Gar nicht blumig und rosig erscheint der NAF dem St. Galler SP-Kantonsrat und VCS-Vorstand Ruedi Blumer: Es sei «ein einseitiger Strassenausbaufonds mit einem Feigenblatt Aggloprogramm». Auch ohne NAF sei «mehr als genug Geld da, um Betrieb und Unterhalt der Nationalstrassen zu gewährleisten – 2,2 Milliarden pro Jahr aus Mineralölsteuerzuschlag und Vignette.» Dass ein weiterer Ausbau der Nationalstrassen und «Verbetonierung unserer Landschaft» unerwünscht ist, erklärt Blumer exemplarisch in der Region St. Gallen: So würde der Anschluss Rorschach «bestes Kulturland zerstören» und käme ein Tunnel ­hinauf in die Liebegg «einem Schild­bürgerstreich zu Gunsten der Appenzeller gleich», sagt Blumer. «Er würde nämlich den Umsteigeeffekt auf die Appen- zellerbahn, die mit der Durchmesserlinie und dem Riethüslitunnel wesentlich attraktiver wird, geradezu torpedieren.»

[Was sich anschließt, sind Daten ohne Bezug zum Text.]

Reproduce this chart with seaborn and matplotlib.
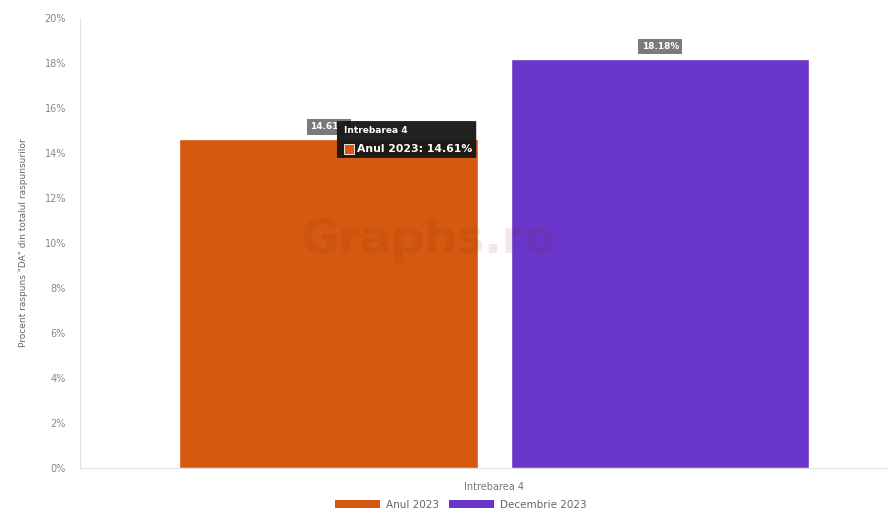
import pandas as pd
import matplotlib.pyplot as plt
import seaborn as sns
from matplotlib.patches import FancyBboxPatch, Rectangle, Patch

# date
categorii = ["Intrebarea 4"]
serii = ["Anul 2023", "Decembrie 2023"]
valori = [14.61, 18.18]
culori = ["#d5590f", "#6a35c9"]

df = pd.DataFrame({"Intrebare": categorii * len(serii), "Serie": serii, "Procent": valori})

sns.set_style("white")
plt.rcParams['font.family'] = ['DejaVu Sans']

fig = plt.figure(figsize=(8.89, 5.14), dpi=100)
ax = fig.add_axes([80 / 889, 46 / 514, 809 / 889, 450 / 514])

sns.barplot(data=df, x="Intrebare", y="Procent", hue="Serie", palette=culori,
            width=0.8, gap=0.1, saturation=1, legend=False, ax=ax)

ax.set_xlim(-0.5, 0.476)
ax.set_ylim(0, 20)
ax.set_yticks(range(0, 21, 2))
ax.set_yticklabels([f"{v}%" for v in range(0, 21, 2)], fontsize=7, color="#888888")
ax.tick_params(axis="x", labelsize=7, labelcolor="#777777", length=0, pad=10)
ax.tick_params(axis="y", length=4, color="#e5e5e5", pad=6)
ax.set_xlabel("")
ax.set_ylabel('Procent raspuns "DA" din totalul raspunsurilor', fontsize=6.5, color="#666666", labelpad=12)
for s in ["top", "right"]:
    ax.spines[s].set_visible(False)
ax.spines["left"].set_color("#e0e0e0")
ax.spines["bottom"].set_color("#e0e0e0")

# etichete valori
for bar, v in zip(ax.patches, valori):
    cx = bar.get_x() + bar.get_width() / 2
    ax.text(cx, v + 0.55, f"{v:.2f}%", ha="center", va="center", fontsize=6.5,
            color="white", fontweight="bold", zorder=5,
            bbox=dict(boxstyle="square,pad=0.35", facecolor="#7a7a7a", edgecolor="none"))

# watermark
ax.text(-0.08, 10.1, "Graphs.ro", ha="center", va="center", fontsize=33, fontweight="bold",
        color="#8b2020", alpha=0.1, zorder=6)

# tooltip
tip = FancyBboxPatch((-0.190, 13.78), 0.168, 1.64, boxstyle="round,pad=0,rounding_size=0.008",
                     facecolor="#151515", edgecolor="none", alpha=0.95, zorder=7)
ax.add_patch(tip)
ax.text(-0.182, 14.98, "Intrebarea 4", ha="left", va="center", fontsize=6.5,
        fontweight="bold", color="white", zorder=8)
ax.add_patch(Rectangle((-0.182, 13.96), 0.013, 0.44, facecolor=culori[0],
                       edgecolor="white", linewidth=0.6, zorder=8))
ax.text(-0.166, 14.18, "Anul 2023: 14.61%", ha="left", va="center", fontsize=7.8,
        fontweight="bold", color="white", zorder=8)

handles = [Patch(facecolor=c, edgecolor="none") for c in culori]
fig.legend(handles, serii, loc="center", bbox_to_anchor=(461 / 889, 1 - 505 / 514), ncol=2,
           frameon=False, handlelength=4.3, handleheight=0.8, fontsize=7.5,
           labelcolor="#666666", columnspacing=1.0, handletextpad=0.6)

fig.savefig("out.png", dpi=100)
plt.close()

Dringliche Sanierung im Unterrheintal ab diesem Februar

Manchmal fehlt das Geld – respektive die Budgetfreigabe – allerdings auch für den Unterhalt, wie die für 2016 zugesicherte, aber dann verschobene Sanierung des A1-Teilstücks zwischen St. Margrethen und Rheineck zeigt. Dabei hatte sich erst im Juli wegen der Hitze erneut der Belag verformt. Für SVP-Nationalrat Thomas Müller ein Steilpass für die Notwendigkeit des NAF, wie er vor dem St. Galler Gewerbeverband sagte: «Wir haben hautnah erlebt, was passiert, wenn das Geld fehlt: Die beschlossene und bei den Unternehmen fest eingeplante Sanierung der Autobahn bei St. Margrethen wurde kurzfristig aus dem Programm genommen. Und das nur, weil beim Astra die nötigen Mittel nicht zur Verfügung standen. So etwas darf sich nicht wiederholen.» Immerhin stehen die Arbeiten nun unmittelbar bevor: Die Sanierung starte in diesem Februar, teilt das Astra mit. Kosten gemäss Voranschlag: 190 Millionen Franken.

Das dürfte neben Schweizer Autofahrern speziell auch Vorarlberger und Liechtensteiner freuen, zumal ein neuer Anlauf für eine Autobahnverbindung über den Rhein genommen wird. Visionen dafür gab’s bereits im Zeitalter des damals noch euphorischen Autobahnbaus in den 1960ern. Aus der Erinnerung summt der Welthit der deutschen Band Kraftwerk von 1974: «Wir fahr’n, fahr’n, fahr’n auf der Autobahn/ Die Fahrbahn ist ein graues Band/ Weisse Streifen, grüner Rand.» In Zeiten zunehmender Staus hört man den nicht mehr so beschwingt – ob mit oder ohne NAF.